4. Planning to over clock? 
A: No

5. Which OS are you planning to use?
A: Win 7 64bit

6. How much hard drive space is needed?
A:500 gb

7. What resolution will the screen run at & whats the size of the screen you want? If you already want have one and want to use it, mention its resolution and size.
A: 1600x900, 20” WIDE SCREEN

8. How would you rate your hardware knowledge from the count of 1-10? (1 being the lowest, 5 being you are somewhat in sync with the current performers and 10 being the highest)
A:6

9. Have you ever built a desktop before or will this be done by an assembler? 
A: Never before but could try

10. When are you planning to buy the system?
A: This Month

11. Are you one of the types looking out for "future proof" configurations?
A: if possible the CPU ( Core i7 )

12. Are there going to be any components that you don't want to include in this new rig? If yes, do mention.
A: discreet GPU

13. Which city do you live in and are you open to buying from shops from other city/states?
A: Ranaghat, yes from Kolkata.

14. Mention any other points if deemed necessary
A:NIL


----------



## Jaskanwar Singh (Nov 9, 2011)

*Component*
|
*Make*
|
*Price*
*Processor*
|Intel Core i5 2320|9300
*Motherboard*
|MSI H67MA-E35 B3|4600
*RAM*
|G-skill F3-10600CL9S-4GBNT(4Gx1)|1350
*HDD*
|Seagate 500GB 7200.12|4200
*DVD Writer*
|ASUS 24X Sata Black DVD|1150
*PSU*
|FSP Saga II 500|2300
*Case*
|NZXT GAMMA|2000
*Monitor*
|Benq G2222HDL|6950
*Keyboard*
|Logitech Media Keyboard MK200|700
*UPS*
|APC 800VA|2800
*Speakers*
|Logitech Z313|1625
|
*Total*
|36975
or get Core i7 2600 @ 16000.


----------



## billamama (Nov 9, 2011)

kolkata market price?


----------



## coderunknown (Nov 10, 2011)

^^ online price. total price of the whole setup locally should be more or less the same.


----------



## Tenida (Nov 10, 2011)

Where is the gfx card??


----------



## billamama (Nov 10, 2011)

@Tenida

sole purpose is vfx and 3d animation related works, so investing in CPU and RAM, what's your opinion?


----------



## Cilus (Nov 10, 2011)

For 3D animation a Graphics card is very much required. What are the software you're going to use?


----------



## d6bmg (Nov 11, 2011)

Go with the config given by Jas, but change processor with i5-2400 which is still available @8.9K at Vedant. (a friend of mine told me yesterday)


----------



## billamama (Nov 11, 2011)

d6bmg said:


> Go with the config given by Jas, but change processor with i5-2400 which is still available @8.9K at Vedant. (a friend of mine told me yesterday)

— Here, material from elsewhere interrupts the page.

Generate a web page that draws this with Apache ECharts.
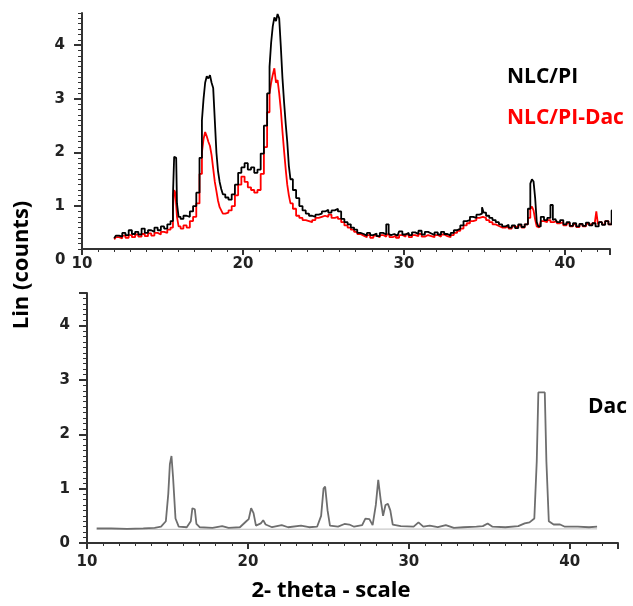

I thought of core i7 2600k, don't you think it would be future proof?



Cilus said:


> For 3D animation a Graphics card is very much required. What are the software you're going to use?



Well when I built my pc everybody told that *gpu* is required to process *high resolution graphic output* (*HD Movie and Gaming*), and *all sorts of rendering* (3d modelling, animation, video editing and vfx) require *sheer cpu power*, while larger amount of ram for *smooth multitasking*!

Is it true? 

This new config belongs to my friend's brother, and he can spend 35000 INR or more if required that's why he is insisting on core i7.

What is your opinion?



Cilus said:


> For 3D animation a Graphics card is very much required. What are the software you're going to use?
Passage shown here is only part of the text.